The ability to do what you already do but will then have a certificate to say you can do it?!
I should have been a Patriarch,at the head of an enormous family who all would come and seek me out,lol,yeah right!
See this is what we should never lose,no matter what,the ability to laugh at oneself as well as at life! Because lets face it life is a joke!And Death is the punchline!
Ouch that is morbid,right lets brighten it up!
So tonight! well it is the big 'date' tonight,except of course it isn`t a date as such,we have been friends for months,debated and set the world to rights and now tonight there will be just him and I! Third time lucky they say,well this is the third time we have arranged this and it hasn`t happened the twice before! First time I backed out,second time his car 'broke down',lol,wonder what will happen today to prevent it?

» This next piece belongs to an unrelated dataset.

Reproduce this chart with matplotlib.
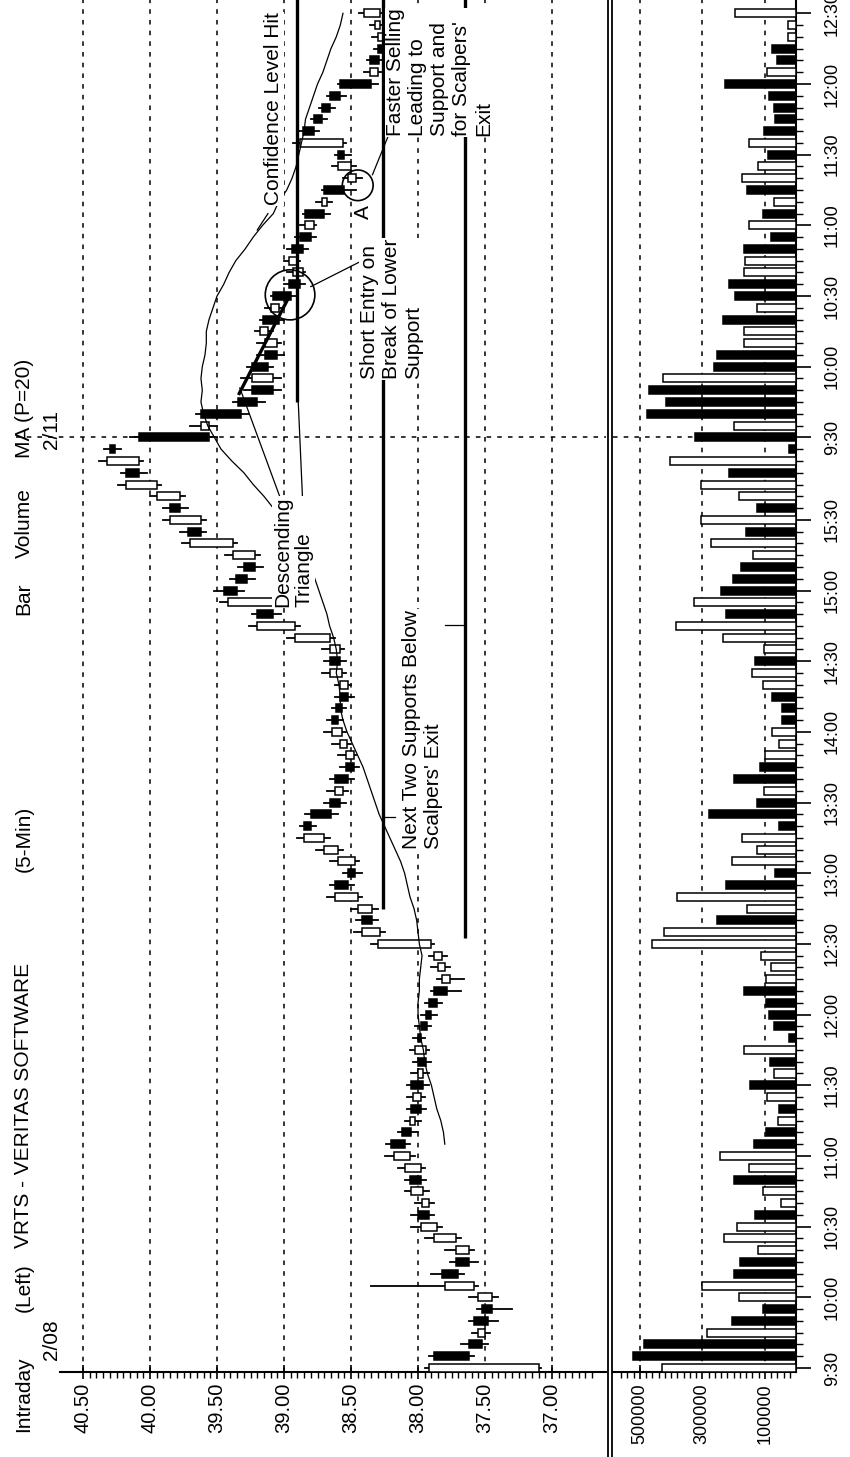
import matplotlib.pyplot as plt
from matplotlib.lines import Line2D
from matplotlib.patches import Rectangle, Ellipse

plt.rcParams['font.family'] = ['Liberation Sans Narrow', 'Liberation Sans', 'DejaVu Sans']

# VRTS 5-min bars: 2/08 (79 bars) then 2/11 (37 bars); H = up (hollow), F = down (filled)
direction = ("HFFHFFHHFF" "HHHFHHFHHF" "FHFHFHFHFF" "FFFHHHHHFH" "HFFHHHFFFH"
             "FFHHHFFFHH" "FHHHFHFFFH" "HFHFHHFHF"
             "FHFFFHFFHH" "FHFFHHFFHF" "HFHHFHFFFF" "FHFFHHH")

volume_k = [428, 521, 487, 284, 205, 107, 184, 300, 200, 179,
            123, 230, 189, 130, 48, 107, 200, 152, 243, 136,
            96, 59, 54, 93, 147, 70, 83, 168, 21, 70,
            86, 96, 168, 96, 80, 112, 462, 423, 254, 157,
            380, 223, 66, 206, 125, 173, 56, 280, 125, 104,
            200, 114, 98, 56, 77, 46, 46, 77, 107, 141,
            130, 104, 233, 385, 225, 326, 241, 201, 177, 139,
            273, 160, 305, 126, 182, 305, 214, 403, 21,
            324, 198, 476, 415, 471, 425, 264, 254, 168, 168,
            235, 126, 195, 214, 166, 163, 168, 80, 150, 107,
            70, 157, 173, 123, 91, 152, 104, 66, 72, 88,
            227, 93, 61, 77, 27, 27, 195]

opens = [37.10, 37.88, 37.62, 37.50, 37.58, 37.52, 37.45, 37.58, 37.82, 37.72,
         37.62, 37.72, 37.86, 38.00, 37.92, 37.96, 38.06, 37.98, 38.06, 38.20,
         38.12, 38.02, 38.05, 37.98, 38.05, 37.96, 38.00, 37.94, 38.00, 37.98,
         37.94, 37.92, 37.88, 37.76, 37.80, 37.82, 37.90, 38.28, 38.42, 38.34,
         38.45, 38.62, 38.52, 38.47, 38.60, 38.70, 38.85, 38.80, 38.66, 38.56,
         38.62, 38.54, 38.48, 38.53, 38.57, 38.64, 38.61, 38.58, 38.52, 38.57,
         38.66, 38.58, 38.66, 38.92, 39.20, 39.08, 39.45, 39.36, 39.30, 39.22,
         39.38, 39.72, 39.62, 39.85, 39.78, 39.95, 40.18, 40.08, 40.30,
         40.08, 39.56, 39.62, 39.34, 39.24, 39.08, 39.24, 39.14, 39.05, 39.12,
         39.16, 39.04, 39.08, 38.96, 38.86, 38.90, 38.94, 38.88, 38.78, 38.84,
         38.68, 38.70, 38.46, 38.50, 38.60, 38.56, 38.86, 38.78, 38.72, 38.66,
         38.58, 38.30, 38.36, 38.30, 38.26, 38.28, 38.28]
highs = [37.95, 37.92, 37.68, 37.60, 37.62, 37.56, 37.62, 38.35, 37.90, 37.76,
         37.80, 37.95, 38.05, 38.05, 38.02, 38.10, 38.10, 38.15, 38.25, 38.24,
         38.15, 38.10, 38.08, 38.08, 38.08, 38.05, 38.04, 38.06, 38.04, 38.02,
         37.98, 37.95, 37.90, 37.86, 37.90, 37.92, 38.35, 38.48, 38.46, 38.50,
         38.68, 38.66, 38.56, 38.66, 38.76, 38.90, 38.88, 38.84, 38.70, 38.68,
         38.66, 38.58, 38.60, 38.64, 38.70, 38.68, 38.64, 38.62, 38.62, 38.72,
         38.70, 38.72, 38.98, 39.26, 39.24, 39.48, 39.52, 39.40, 39.34, 39.44,
         39.76, 39.78, 39.90, 39.90, 40.00, 40.24, 40.22, 40.38, 40.34,
         40.15, 39.70, 39.66, 39.38, 39.30, 39.32, 39.28, 39.20, 39.20, 39.22,
         39.18, 39.14, 39.10, 39.00, 38.98, 39.00, 38.98, 38.92, 38.88, 38.86,
         38.76, 38.72, 38.56, 38.64, 38.62, 38.93, 38.90, 38.80, 38.74, 38.68,
         38.60, 38.40, 38.38, 38.33, 38.34, 38.36, 38.44]
lows = [37.08, 37.58, 37.48, 37.46, 37.40, 37.30, 37.40, 37.55, 37.66, 37.55,
        37.58, 37.68, 37.82, 37.88, 37.88, 37.92, 37.94, 37.95, 38.02, 38.06,
        38.00, 37.98, 37.94, 37.95, 37.92, 37.92, 37.90, 37.92, 37.95, 37.90,
        37.86, 37.82, 37.68, 37.66, 37.76, 37.78, 37.88, 38.25, 38.30, 38.30,
        38.42, 38.48, 38.42, 38.44, 38.56, 38.66, 38.76, 38.60, 38.54, 38.52,
        38.48, 38.44, 38.46, 38.50, 38.54, 38.56, 38.54, 38.48, 38.50, 38.54,
        38.54, 38.55, 38.62, 38.88, 39.02, 39.05, 39.30, 39.22, 39.16, 39.18,
        39.35, 39.58, 39.58, 39.72, 39.74, 39.92, 40.02, 40.05, 40.22,
        39.50, 39.50, 39.26, 39.14, 39.02, 39.02, 39.08, 39.00, 39.02, 39.08,
        39.00, 39.00, 38.90, 38.84, 38.84, 38.88, 38.82, 38.76, 38.76, 38.66,
        38.64, 38.46, 38.42, 38.46, 38.50, 38.54, 38.74, 38.68, 38.62, 38.54,
        38.30, 38.27, 38.25, 38.22, 38.24, 38.26, 38.26]
closes = [37.92, 37.62, 37.52, 37.55, 37.48, 37.45, 37.55, 37.80, 37.70, 37.62,
          37.72, 37.88, 37.98, 37.92, 37.97, 38.05, 37.98, 38.10, 38.18, 38.10,
          38.05, 38.06, 37.98, 38.04, 37.96, 38.00, 37.94, 38.02, 37.98, 37.93,
          37.90, 37.86, 37.78, 37.82, 37.85, 37.88, 38.30, 38.42, 38.34, 38.45,
          38.62, 38.52, 38.47, 38.60, 38.70, 38.85, 38.80, 38.65, 38.58, 38.62,
          38.52, 38.48, 38.54, 38.58, 38.64, 38.60, 38.57, 38.52, 38.58, 38.66,
          38.58, 38.66, 38.92, 39.20, 39.08, 39.42, 39.35, 39.28, 39.22, 39.38,
          39.70, 39.62, 39.85, 39.78, 39.95, 40.18, 40.08, 40.32, 40.26,
          39.56, 39.62, 39.32, 39.20, 39.08, 39.24, 39.12, 39.05, 39.14, 39.18,
          39.04, 39.10, 38.95, 38.88, 38.93, 38.96, 38.86, 38.80, 38.84, 38.70,
          38.72, 38.55, 38.52, 38.60, 38.55, 38.88, 38.78, 38.72, 38.66, 38.58,
          38.35, 38.36, 38.29, 38.27, 38.30, 38.32, 38.40]

# MA (P=20) as drawn, from bar 19 on
ma_start = 19
ma_values = [37.80, 37.81, 37.83, 37.86, 37.88, 37.90, 37.93, 37.95, 37.96, 37.98,
             37.99, 38.00, 38.00, 37.99, 37.99, 37.98, 37.97, 37.99, 38.00, 38.01,
             38.03, 38.06, 38.08, 38.10, 38.13, 38.17, 38.21, 38.25, 38.29, 38.32,
             38.35, 38.38, 38.41, 38.45, 38.49, 38.53, 38.56, 38.58, 38.58, 38.59,
             38.61, 38.60, 38.61, 38.63, 38.66, 38.68, 38.71, 38.74, 38.77, 38.80,
             38.84, 38.90, 38.96, 39.02, 39.08, 39.15, 39.23, 39.30, 39.39, 39.47,
             39.52, 39.57, 39.60, 39.62, 39.61, 39.62, 39.61, 39.59, 39.58, 39.58,
             39.56, 39.53, 39.50, 39.45, 39.41, 39.36, 39.29, 39.23, 39.16, 39.08,
             39.04, 38.98, 38.94, 38.91, 38.89, 38.87, 38.85, 38.84, 38.81, 38.78,
             38.75, 38.71, 38.68, 38.65, 38.61, 38.58, 38.56]

# drawn support / trend lines: (price_start, bar_start, price_end, bar_end)
lower_support = (38.90, 82, 38.90, 116.2)
triangle_top = (39.34, 82.6, 38.96, 91.0)
support_1 = (38.26, 39, 38.26, 116.2)
support_2 = (37.65, 36.5, 37.65, 116.2)

price_ticks = [40.5, 40.0, 39.5, 39.0, 38.5, 38.0, 37.5, 37.0]
vol_ticks = [500000, 300000, 100000]
time_labels = ["9:30", "10:00", "10:30", "11:00", "11:30", "12:00", "12:30", "13:00",
               "13:30", "14:00", "14:30", "15:00", "15:30",
               "9:30", "10:00", "10:30", "11:00", "11:30", "12:00", "12:30"]
n_day1 = 79

W, H = 850, 1457


def fx(x):
    return x / W


def fy(y):
    return 1 - y / H


fig = plt.figure(figsize=(8.5, 14.57), dpi=100)
ax = fig.add_axes([fx(60), fy(1372), (606 - 60) / W, 1372 / H])
axv = fig.add_axes([fx(613), fy(1372), (796 - 613) / W, 1372 / H])

ax.set_xlim(40.672, 36.597)
ax.set_ylim(-0.34, 116.13)
axv.set_xlim(585600, 0)
axv.set_ylim(-0.34, 116.13)

dash = (0, (3, 4))
for p in price_ticks:
    ax.axvline(p, color="k", lw=1.1, ls=dash, zorder=0)
for v in vol_ticks:
    axv.axvline(v, color="k", lw=1.1, ls=dash, zorder=0)
ax.plot([41.0, 36.6], [n_day1, n_day1], color="k", lw=1.1, ls=dash, clip_on=False, zorder=0)
axv.axhline(n_day1, color="k", lw=1.1, ls=dash, zorder=0)

# candles and volume bars
for i, (o, h, l, c, d, v) in enumerate(zip(opens, highs, lows, closes, direction, volume_k)):
    fc = "white" if d == "H" else "black"
    ax.plot([l, h], [i, i], color="k", lw=1.3, zorder=2)
    ax.add_patch(Rectangle((min(o, c), i - 0.34), abs(c - o), 0.68,
                           facecolor=fc, edgecolor="k", lw=1.1, zorder=3))
    axv.add_patch(Rectangle((0, i - 0.34), v * 1000, 0.68,
                            facecolor=fc, edgecolor="k", lw=1.1, zorder=3))

# moving average
ax.plot(ma_values, range(ma_start, ma_start + len(ma_values)), color="k", lw=0.9, zorder=4)

# thick support and trend lines
for p0, b0, p1, b1 in (lower_support, triangle_top, support_1, support_2):
    ax.plot([p0, p1], [b0, b1], color="k", lw=2.4, solid_capstyle="butt", zorder=5)

# circles
ax.add_patch(Ellipse((38.955, 91.1), 0.37, 4.25, fill=False, edgecolor="k", lw=1.2, zorder=6))
ax.add_patch(Ellipse((38.45, 100.4), 0.23, 2.6, fill=False, edgecolor="k", lw=1.2, zorder=6))

# thin leader lines
leaders = [((39.01, 73.3), (39.33, 83.2)),
           ((38.86, 73.3), (38.90, 83.6)),
           ((38.40, 94.1), (38.80, 91.8)),
           ((39.12, 98.0), (39.20, 96.6)),
           ((38.34, 101.3), (38.15, 106.6)),
           ((38.17, 46.8), (38.26, 46.8)),
           ((37.80, 63.1), (37.65, 63.1))]
for (p0, b0), (p1, b1) in leaders:
    ax.plot([p0, p1], [b0, b1], color="k", lw=0.9, zorder=5)

# axes styling
for a in (ax, axv):
    for s in ("top", "left", "right"):
        a.spines[s].set_visible(False)
    a.spines["bottom"].set_linewidth(1.5)
    a.tick_params(axis="x", which="major", direction="inout", length=10, width=1.2, pad=3)
    a.tick_params(axis="x", which="minor", direction="out", length=4, width=1)

ax.set_yticks([])
ax.set_xticks(price_ticks)
ax.set_xticklabels([f"{p:.2f}" for p in price_ticks], rotation=90, fontsize=14.5)
ax.set_xticks([40.5 - 0.05 * k for k in range(77)], minor=True)

axv.set_xticks(vol_ticks)
axv.set_xticklabels([str(v) for v in vol_ticks], rotation=90, fontsize=13)
axv.set_xticks(list(range(20000, 580000, 20000)), minor=True)

axv.spines["right"].set_visible(True)
axv.spines["right"].set_linewidth(1.5)
axv.yaxis.tick_right()
tick_idx = [6 * k for k in range(13)] + [n_day1 + 6 * k for k in range(7)]
axv.set_yticks(tick_idx)
axv.set_yticklabels(time_labels, rotation=90, fontsize=13, va="center")
axv.set_yticks(range(len(volume_k)), minor=True)
axv.tick_params(axis="y", which="major", direction="out", length=11, width=1.2, pad=9)
axv.tick_params(axis="y", which="minor", direction="out", length=5, width=1)

# double separator between panes
for x in (607.5, 611.5):
    fig.add_artist(Line2D([fx(x), fx(x)], [fy(1457), fy(0)], color="k", lw=1.3))

# header
hdr = dict(rotation=90, ha="center", va="bottom", fontsize=15)
fig.text(fx(24), fy(1432), "Intraday", **hdr)
fig.text(fx(51), fy(1360), "2/08", **hdr)
fig.text(fx(24), fy(1312), "(Left)", **hdr)
fig.text(fx(24), fy(1248), "VRTS - VERITAS SOFTWARE", **hdr)
fig.text(fx(24), fy(872), "(5-Min)", **hdr)
fig.text(fx(24), fy(615), "Bar", **hdr)
fig.text(fx(24), fy(558), "Volume", **hdr)
fig.text(fx(24), fy(458), "MA (P=20)", **hdr)
fig.text(fx(51), fy(449), "2/11", **hdr)

# annotations
ann = dict(rotation=90, ha="center", va="center", fontsize=15, multialignment="left",
           zorder=7, bbox=dict(facecolor="white", edgecolor="none", pad=0.5))
ax.text(39.075, 106.9, "Confidence Level Hit", **ann)
ax.text(38.93, 69.3, "Descending\nTriangle", **ann)
ax.text(38.20, 89.9, "Short Entry on\nBreak of Lower\nSupport", **ann)
ax.text(37.84, 110.0, "Faster Selling\nLeading to\nSupport and\nfor Scalpers'\nExit", **ann)
ax.text(37.97, 54.2, "Next Two Supports Below\nScalpers' Exit", **ann)
ax.text(38.41, 98.1, "A", **ann)

fig.savefig("out.png", dpi=100)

So what is it that we are scared of? We are friends,we are at ease with each other in a way that we aren`t with others,are we afraid of losing that? We don`t have to take that step,neither of us,we can keep it as it is,just friends nothing more.
Anyway I shall not dwell on it,for it will probably not happen,again!
so what shall I do with today?
Methinks I shall just kick back and relax after all it is back to the grindstone monday,the laugh of it is I have to go in tomorrow because noone else can do the wages!Ah the joys of management!,lol.